Insurance Institute Warns Not Enough Cars Being Built for Older Drivers

The Insurance Institute for Public Safety is warning auto makers that they are not producing enough cars to accommodate older drivers. According to the institute, most vehicles are produced without quality features that can keep a more fragile older driver safe, as a result, older drivers may be in greater danger of being injured or killed on the road.

With a growing number of Baby Boomers rapidly approaching retirement age, the insurance industry is trying to find ways to make sure the roads remain safe. According to the Insurance Institute, the senior population is expected to double in the next few decades, which means it is now time to start creating cars that keep them in mind.

Right now, the institute believes that too many vehicles lack anti-lock brakes, steering balance, and visibility from the driver’s seat, among other crucial safety features. Additionally, the “bells and whistles” found on many cars are simply too technologically advanced for many senior Americans to manage while driving. These extras have been added to attract young drivers without taking into consideration how functionally ineffective they are for seniors.

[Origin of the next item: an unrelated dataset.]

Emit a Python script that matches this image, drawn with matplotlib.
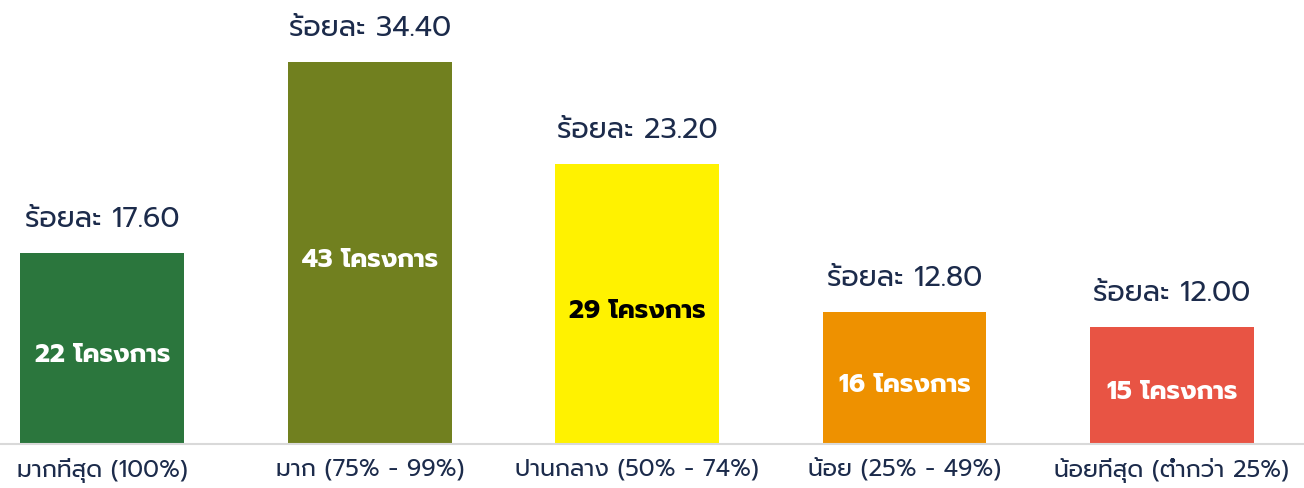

However, auto manufacturers say that making tweaks to vehicles isn’t something they can do overnight. And if they create vehicles specifically for older drivers, they most likely will not sell since their top clients are younger drivers. Additionally, automakers insist that current safety features, including anti-skid systems, airbags, and increased numbers of crash-worthy frames are sufficient for drivers of any age.

Though auto manufacturers are currently sidestepping responsibility for new adjustments for older drivers, advocates like the Insurance Institute say they will continue to push for these vehicle adjustments to help keep senior drivers safe.

Do you think the auto industry should adjust vehicles to accommodate older drivers?